The Falcons suspended Vick on July 24, 2007, for training camp. The NFL trumped that by suspending Vick indefinitely without pay on Aug. 24, the day Vick announced he would plead guilty to a federal dogfighting charge on Aug. 27.
On Dec. 10, Vick received a 23-month sentence in Leavenworth and three years' probation. He is scheduled for early release in July, though he could be admitted to a halfway house as early as January.
So the time is nearing when Vick will be out of prison and in search of NFL employment. That is, provided NFL commissioner Roger Goodell approves Vick's expected application for reinstatement, and the Falcons resolve Vick's contract situation. Falcons owner Arthur Blank said in a recent interview that he is supportive of Vick's returning to the NFL, just not with the Falcons. Vick remains under contract to the Falcons.
"Michael Vick was indefinitely suspended after he pleaded guilty," said Greg Aiello, the NFL senior vice president of public relations. "If he applies for reinstatement following his release from jail, the commissioner would review all the facts and make a decision."
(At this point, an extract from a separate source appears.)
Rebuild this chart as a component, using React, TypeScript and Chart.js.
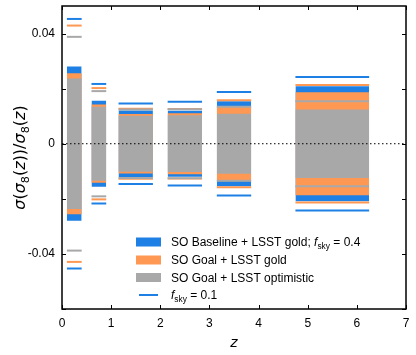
import React, { useEffect, useRef } from "react";
import { Chart, registerables } from "chart.js";

Chart.register(...registerables);

// ---- data ----
const barZLow = [0.1, 0.6, 1.15, 2.15, 3.15, 4.75];
const barZHigh = [0.4, 0.9, 1.85, 2.85, 3.85, 6.25];

// f_sky = 0.4 (filled bars, symmetric about zero)
const soBaselineGold04 = [0.028, 0.0156, 0.0121, 0.012, 0.0154, 0.0209];
const soGoalGold04 = [0.0256, 0.0142, 0.0108, 0.0111, 0.0136, 0.0187];
const soGoalOptimistic04 = [0.0237, 0.0134, 0.0102, 0.0103, 0.0109, 0.0124];

// f_sky = 0.1 (horizontal lines, symmetric about zero)
const soBaselineGold01 = [0.0453, 0.0217, 0.0146, 0.0152, 0.0188, 0.0242];
const soGoalGold01 = [0.0429, 0.0202, 0.0127, 0.0126, 0.0158, 0.0213];
const soGoalOptimistic01 = [0.0388, 0.0191, 0.0124, 0.0125, 0.0134, 0.0154];

const xTickValues = [0, 1, 2, 3, 4, 5, 6, 7];
const yTickValues = [-0.06, -0.04, -0.02, 0, 0.02, 0.04];
const yLabelledTicks = [-0.04, 0, 0.04];

const legendLabelsMain = ["SO Baseline + LSST gold; ", "SO Goal + LSST gold", "SO Goal + LSST optimistic"];
const fskyMain = " = 0.4";
const fskyAlt = " = 0.1";

const BLUE = "#1e80e4";
const ORANGE = "#ff9852";
const GRAY = "#a8a8a8";
const SANS = "'Liberation Sans', Arial, sans-serif";
const MATH = "'DejaVu Sans', sans-serif";

type Part = { t: string; it?: boolean; sub?: boolean };

function drawRich(ctx: CanvasRenderingContext2D, parts: Part[], x: number, y: number, size: number, family: string, align: "left" | "center") {
  const fontFor = (p: Part) => `${p.it ? "italic " : ""}${p.sub ? size * 0.7 : size}px ${family}`;
  let total = 0;
  const widths = parts.map((p) => {
    ctx.font = fontFor(p);
    const w = ctx.measureText(p.t).width;
    total += w;
    return w;
  });
  let cx = align === "center" ? x - total / 2 : x;
  ctx.textAlign = "left";
  ctx.textBaseline = "alphabetic";
  parts.forEach((p, i) => {
    ctx.font = fontFor(p);
    ctx.fillText(p.t, cx, p.sub ? y + size * 0.28 : y);
    cx += widths[i];
  });
}

const decorPlugin = {
  id: "decor",
  afterDraw(chart: any) {
    const { ctx, chartArea } = chart;
    const { left, right, top, bottom } = chartArea;
    const xs = chart.scales.x;
    const ys = chart.scales.y;
    ctx.save();
    // inward ticks on all sides
    ctx.strokeStyle = "#000";
    ctx.lineWidth = 1;
    ctx.beginPath();
    xTickValues.forEach((v) => {
      const px = Math.round(xs.getPixelForValue(v)) + 0.5;
      ctx.moveTo(px, bottom);
      ctx.lineTo(px, bottom - 4);
      ctx.moveTo(px, top);
      ctx.lineTo(px, top + 4);
    });
    yTickValues.forEach((v) => {
      const py = Math.round(ys.getPixelForValue(v)) + 0.5;
      ctx.moveTo(left, py);
      ctx.lineTo(left + 4, py);
      ctx.moveTo(right, py);
      ctx.lineTo(right - 4, py);
    });
    ctx.stroke();
    // frame
    ctx.lineWidth = 1.5;
    ctx.strokeRect(left, top, right - left, bottom - top);

    // legend
    ctx.fillStyle = "#000";
    const rowsY = [bottom - 67, bottom - 49, bottom - 31.5, bottom - 14];
    const hx = left + 74;
    const hw = 25;
    const tx = left + 109;
    const fs = 12;
    const colors = [BLUE, ORANGE, GRAY];
    const rows: Part[][] = [
      [{ t: legendLabelsMain[0] }, { t: "f", it: true }, { t: "sky", sub: true }, { t: fskyMain }],
      [{ t: legendLabelsMain[1] }],
      [{ t: legendLabelsMain[2] }],
      [{ t: "f", it: true }, { t: "sky", sub: true }, { t: fskyAlt }],
    ];
    rows.forEach((parts, i) => {
      const cy = rowsY[i];
      if (i < 3) {
        ctx.fillStyle = colors[i];
        ctx.fillRect(hx, cy - 4.5, hw, 9);
      } else {
        ctx.strokeStyle = BLUE;
        ctx.lineWidth = 2;
        ctx.beginPath();
        ctx.moveTo(hx + 3, cy);
        ctx.lineTo(hx + hw - 3, cy);
        ctx.stroke();
      }
      ctx.fillStyle = "#000";
      drawRich(ctx, parts, tx, cy + 4, fs, SANS, "left");
    });

    // axis titles
    ctx.fillStyle = "#000";
    drawRich(ctx, [{ t: "z", it: true }], (left + right) / 2, 347, 14, MATH, "center");
    ctx.translate(20, (top + bottom) / 2);
    ctx.rotate(-Math.PI / 2);
    drawRich(
      ctx,
      [
        { t: "σ", it: true },
        { t: "(" },
        { t: "σ", it: true },
        { t: "8", sub: true },
        { t: "(" },
        { t: "z", it: true },
        { t: "))/" },
        { t: "σ", it: true },
        { t: "8", sub: true },
        { t: "(" },
        { t: "z", it: true },
        { t: ")" },
      ],
      0,
      5,
      16,
      MATH,
      "center"
    );
    ctx.restore();
  },
};

export default function App() {
  const ref = useRef<HTMLCanvasElement | null>(null);

  useEffect(() => {
    if (!ref.current) return;
    const layers: any[] = [];
    const barSets = [
      { vals: soBaselineGold04, color: BLUE },
      { vals: soGoalGold04, color: ORANGE },
      { vals: soGoalOptimistic04, color: GRAY },
    ];
    const lineSets = [
      { vals: soBaselineGold01, color: BLUE },
      { vals: soGoalGold01, color: ORANGE },
      { vals: soGoalOptimistic01, color: GRAY },
    ];
    barZLow.forEach((lo, i) => {
      const hi = barZHigh[i];
      barSets.forEach((s) => {
        const v = s.vals[i];
        layers.push({
          data: [{ x: lo, y: v }, { x: hi, y: v }],
          fill: { value: -v },
          backgroundColor: s.color,
          borderWidth: 0,
          pointRadius: 0,
        });
      });
    });
    barZLow.forEach((lo, i) => {
      const hi = barZHigh[i];
      lineSets.forEach((s) => {
        const v = s.vals[i];
        [v, -v].forEach((yv) => {
          layers.push({
            data: [{ x: lo, y: yv }, { x: hi, y: yv }],
            fill: false,
            borderColor: s.color,
            borderWidth: 2,
            pointRadius: 0,
          });
        });
      });
    });
    layers.push({
      data: [{ x: 0, y: 0 }, { x: 7, y: 0 }],
      fill: false,
      borderColor: "#000",
      borderWidth: 1,
      borderDash: [1.5, 2.5],
      pointRadius: 0,
    });
    const N = layers.length;
    layers.forEach((d, idx) => {
      d.order = N - idx;
    });

    const chart = new Chart(ref.current, {
      type: "line",
      data: { datasets: layers },
      options: {
        animation: false,
        responsive: false,
        devicePixelRatio: 1,
        layout: { padding: { top: 6, right: 10, left: 0, bottom: 0 } },
        plugins: { legend: { display: false }, tooltip: { enabled: false } },
        scales: {
          x: {
            type: "linear",
            min: 0,
            max: 7,
            grid: { display: false, drawTicks: false },
            border: { display: false },
            ticks: {
              stepSize: 1,
              padding: 7,
              color: "#000",
              maxRotation: 0,
              font: { family: SANS, size: 12 },
            },
            afterFit: (s: any) => {
              s.height = 46;
              s.paddingLeft = 0;
              s.paddingRight = 0;
            },
          },
          y: {
            type: "linear",
            min: -0.06,
            max: 0.05,
            grid: { display: false, drawTicks: false },
            border: { display: false },
            ticks: {
              stepSize: 0.02,
              padding: 7,
              color: "#000",
              font: { family: SANS, size: 12 },
              callback: (v: any) => {
                const r = Math.round(Number(v) * 100) / 100;
                return yLabelledTicks.some((t) => Math.abs(t - r) < 1e-9) ? String(r) : "";
              },
            },
            afterFit: (s: any) => {
              s.width = 62;
              s.paddingTop = 0;
              s.paddingBottom = 0;
            },
          },
        },
      },
      plugins: [decorPlugin],
    });
    return () => chart.destroy();
  }, []);

  return (
    <div style={{ position: "fixed", left: 0, top: 0, width: 416, height: 355, background: "#fff" }}>
      <canvas ref={ref} width={416} height={355} style={{ display: "block" }} />
    </div>
  );
}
Vick did not respond to written and oral requests for an interview for this story.
Raiders wide receiver Ashley Lelie said there's only one place for Vick to go. He, cornerback DeAngelo Hall and Griffith said Vick would be content to back up Russell and fit in whichever way the Raiders deem best.
"You have to sign him, if you're the Raiders," Lelie said. "Trust me, I've played against him before. You don't want him on the other team. I've seen what he can do."
Lelie said it boggles the mind to imagine the wrinkles the Raiders could install in their offense with Russell, Vick and McFadden on the field at the same time.
Lelie, Griffith and Hall once called Vick a teammate. They still consider him a close friend.
To a man, they say, they are so convinced of Vick's character, work ethic, dedication and repentance over his transgression that they would put up their lucrative contracts as collateral in case Vick ran afoul of the law again, were the Raiders to sign him.
"Oh, yeah, definitely," Hall said. "I wouldn't have any second thought about doing it. I'll put in my contract the same stipulations or whatever, man. I know anytime something like that happens, you wake up and you smell the roses.
"After talking to Mike, he definitely knows what's happening. He has a family, kids, fiancée. He definitely wised up and got those riff-raffs away from him. He knows who his true friends are. He'll move on and go from there."
Raiders coaches and front-office employees aren't allowed to comment about the prospect of Vick's joining the Raiders.
Raiders offensive coordinator Greg Knapp worked closely with Vick in the same capacity for the Falcons from 2004-06. He said Vick is caring, loyal and a hard worker.
"I love the way he had fun playing the game," Knapp said. "He was a hard worker, was on the path of understanding what it takes to be a quarterback in this league. So, he was making great progress when this unfortunate thing happened.
"I know the perception based on the issue that he had makes it tough to believe, but on a daily basis, I really enjoyed working with the guy because he came to work, did everything we asked of him and is a caring guy."
By all accounts, Vick is in shape, accountable for his actions and taking steps toward making amends for his past. Given that, Griffith said, the Raiders would be foolish to pass on a shot at signing him.
"If you look around the league right now, you don't see a whole lot of Mike Vicks out there," Griffith said. "You see good football players, but the things that he did when he was active in the league, it makes you shake your head, man, like, 'Wow.' "... I just hope that we get a chance to get him."